Dive Brief:
- Amgen is expanding testing of its closely watched cancer drug Lumakras to include more people with pancreatic and other tumors after disclosing early study results that showed the therapy might help some patients with the tough-to-treat cancer type.
- Among 38 patients with advanced and heavily pretreated pancreatic cancer, eight, or 21%, had a partial tumor response to Lumakras, according to data from an early-stage trial that Amgen disclosed Monday. Median progression-free survival, a measure of how long patients go without disease progression or dying, was four months, Amgen said.
- Both the tumor response rate and progression-free survival figure suggest at best modest efficacy for Lumakras, and likely will change as Amgen studies the drug in larger groups of pancreatic cancer patients. The disease is particularly difficult to treat: Five-year survival rates are 10% and less than one-fifth of patients respond to the second drug they're given.
Dive Insight:
Lumakras is the first marketed drug that's capable of targeting KRAS mutations, which are commonly found in certain lung, colon and pancreatic cancers. Currently, Lumakras is only approved to treat locally advanced or metastatic non-small cell lung cancers, for which Amgen's clinical trial evidence is most supportive of the drug's benefit.
Data in colorectal cancer have been less compelling and the biotech company now is exploring combinations of Lumakras with other drugs, like the older targeted therapy Vectibix.
The trial results disclosed by Amgen via press release on Monday afternoon give some hint of the drug's potential in pancreatic cancer, enough that the company now plans to enroll more patients in its Phase 1/2 study dubbed CodeBreak 100.
The trial is designed to expand as Amgen explores use of Lumakras in combination with other drugs and in different tumor types.
According to the early data, treatment with Lumakras held tumors in check — meaning they didn't grow past a certain size — in 32 of the 38 patients, while shrinking tumors in eight. Of those eight, two were still responding to treatment through the data cut-off of Nov. 1, 2021. Overall, patients in the group, four-fifths of whom were on at least their third cancer medicine, survived a median of almost seven months following Lumakras.
While very short, that overall survival time is one month longer than what Amgen said was typical following two treatments.

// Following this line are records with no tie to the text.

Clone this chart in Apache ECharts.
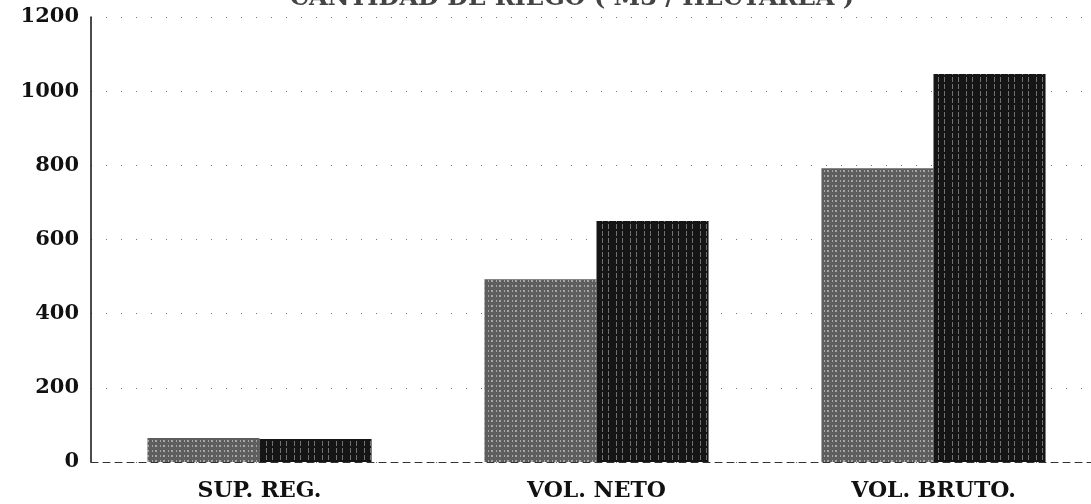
<!DOCTYPE html>
<html>
<head>
<meta charset="utf-8">
<script src="https://cdn.jsdelivr.net/npm/echarts@6/dist/echarts.min.js"></script>
<style>
html,body{margin:0;padding:0;background:#fff;overflow:hidden;}
#chart{width:1102px;height:504px;}
</style>
</head>
<body>
<div id="chart"></div>
<script>
var categories = ['SUP. REG.', 'VOL. NETO', 'VOL. BRUTO.'];
var seriesA = [65, 493, 792];
var seriesB = [62, 650, 1046];
var yTicks = [0, 200, 400, 600, 800, 1000, 1200];
var titleText = 'CANTIDAD DE RIEGO ( M3 / HECTAREA )';

var chart = echarts.init(document.getElementById('chart'));
var labelFont = {fontFamily: 'DejaVu Serif', fontWeight: 'bold', color: '#111'};
chart.setOption({
  animation: false,
  backgroundColor: '#fff',
  title: {
    text: titleText,
    left: 567, top: -18,
    textAlign: 'center',
    textStyle: {fontFamily: 'DejaVu Serif', fontWeight: 'bold', fontSize: 24, color: '#444'}
  },
  grid: {left: 91, top: 17, right: 0, height: 445},
  xAxis: {
    type: 'category',
    data: categories,
    axisLine: {lineStyle: {color: '#333', width: 1, type: [7, 5]}},
    axisTick: {show: false},
    axisLabel: Object.assign({fontSize: 22, margin: 18}, labelFont)
  },
  yAxis: {
    type: 'value',
    min: yTicks[0], max: yTicks[yTicks.length - 1], interval: 200,
    axisLine: {show: true, lineStyle: {color: '#111', width: 1.5}},
    axisTick: {show: false},
    axisLabel: Object.assign({fontSize: 21, margin: 12, formatter: function (v) { return String(v); }}, labelFont),
    splitLine: {lineStyle: {color: '#777', width: 1, type: [1, 14]}}
  },
  series: [
    {
      type: 'bar', data: seriesA, barGap: '0%', barCategoryGap: '33.5%',
      itemStyle: {
        color: '#5e5e5e',
        decal: {symbol: 'rect', symbolSize: 1, color: 'rgba(255,255,255,0.45)', dashArrayX: [[1, 2, 2, 3]], dashArrayY: [2, 3], rotation: 0}
      }
    },
    {
      type: 'bar', data: seriesB,
      itemStyle: {
        color: '#151515',
        decal: {symbol: 'rect', symbolSize: 1, color: 'rgba(255,255,255,0.4)', dashArrayX: [[1, 5, 1, 7]], dashArrayY: [5, 2], rotation: 0}
      }
    }
  ]
});
</script>
</body>
</html>
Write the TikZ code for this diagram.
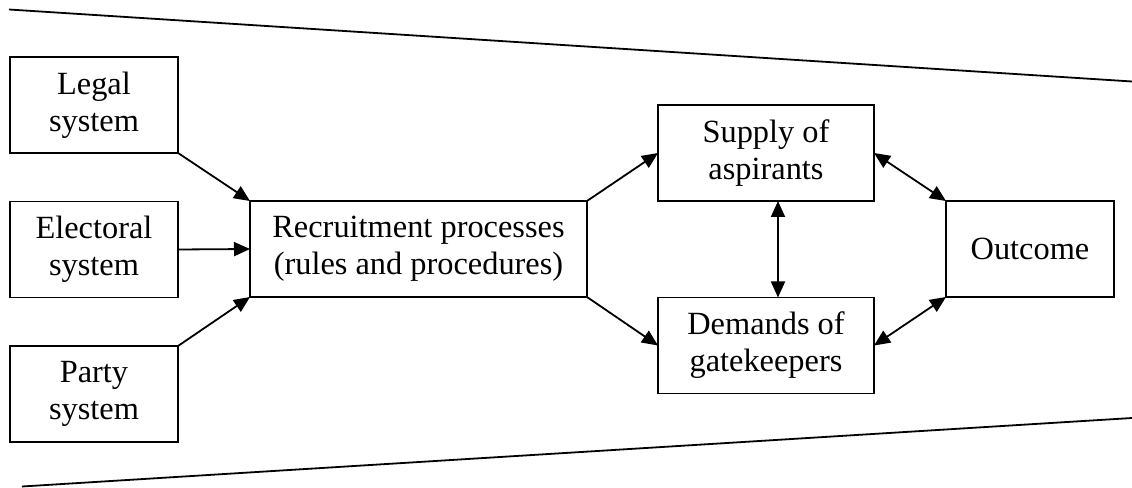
\documentclass[tikz,border=0pt]{standalone}
\usepackage{fontspec}
\setmainfont{Liberation Serif}
\usetikzlibrary{arrows.meta}
\begin{document}
\begin{tikzpicture}[x=1bp,y=-1bp,
  >={Triangle[length=16bp,width=14bp]},
  line width=1.8bp,
  box/.style={draw, inner sep=0pt, outer sep=0pt, align=center,
    font=\fontsize{32.5}{37}\selectfont},
  sidebox/.style={box, minimum width=168bp, minimum height=96bp},
  midbox/.style={box, minimum width=216bp, minimum height=96bp},
  link/.style={->},
  mutual/.style={<->}]
\useasboundingbox (0,0) rectangle (1132,488);

% funnel edges
\coordinate (t1) at (9,9.5);
\coordinate (t2) at (1132,81.5);
\coordinate (b1) at (22,486.5);
\coordinate (b2) at (1132,418);
\draw (t1) -- (t2);
\draw (b1) -- (b2);

% input systems
\node[sidebox] (legal) at (94,105) {Legal\\system};
\node[sidebox] (electoral) at (94,249.5) {Electoral\\system};
\node[sidebox] (party) at (94,394) {Party\\system};

% recruitment
\node[box, minimum width=337bp, minimum height=96bp] (recruit) at (418.5,249)
  {Recruitment processes\\(rules and procedures)};

% supply and demand
\node[midbox] (supply) at (766,153) {Supply of\\aspirants};
\node[midbox] (demand) at (766,345.5) {Demands of\\gatekeepers};

% outcome
\node[sidebox] (outcome) at (1030,249) {Outcome};

% connectors
\draw[link] (legal.south east) -- (recruit.north west);
\draw[link] (electoral.east) -- (recruit.west);
\draw[link] (party.north east) -- (recruit.south west);
\draw[link] (recruit.north east) -- (supply.west);
\draw[link] (recruit.south east) -- (demand.west);
\draw[mutual] ([xshift=12bp]supply.south) -- ([xshift=12bp]demand.north);
\draw[mutual] (supply.east) -- (outcome.north west);
\draw[mutual] (demand.east) -- (outcome.south west);
\end{tikzpicture}
\end{document}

According to Amgen, about 40% of patients in the cohort had drug-related reactions, none of which led to death or for study participants to stop treatment. More severe cases of diarrhea and fatigue were reported in two patients, respectively.
Results will also be presented Tuesday afternoon as part of the American Society of Clinical Oncology's monthly plenary session.
Along with Amgen, biotech Mirati Therapeutics is developing its KRAS-targeting drug adagrasib in lung, colon and pancreatic cancers. Data disclosed by Mirati in January suggested a higher response rate and longer progression-free survival in previously treated pancreatic cancer, but the data were from only 10 patients. (Mirati recently asked the FDA for approval of adagrasib in non-small cell lung cancer.)
Both companies' drugs target a specific type of KRAS mutation known as G12C. While common in non-small cell lung cancer, it's less prevalent in colon and pancreatic tumors.
Since Lumakras' approval last year, the drug has been prescribed to approximately 2,000 lung cancer patients, according to Amgen. Sales for 2021 totaled $90 million, below the estimates of analysts, who expect Lumakras to become a top-seller.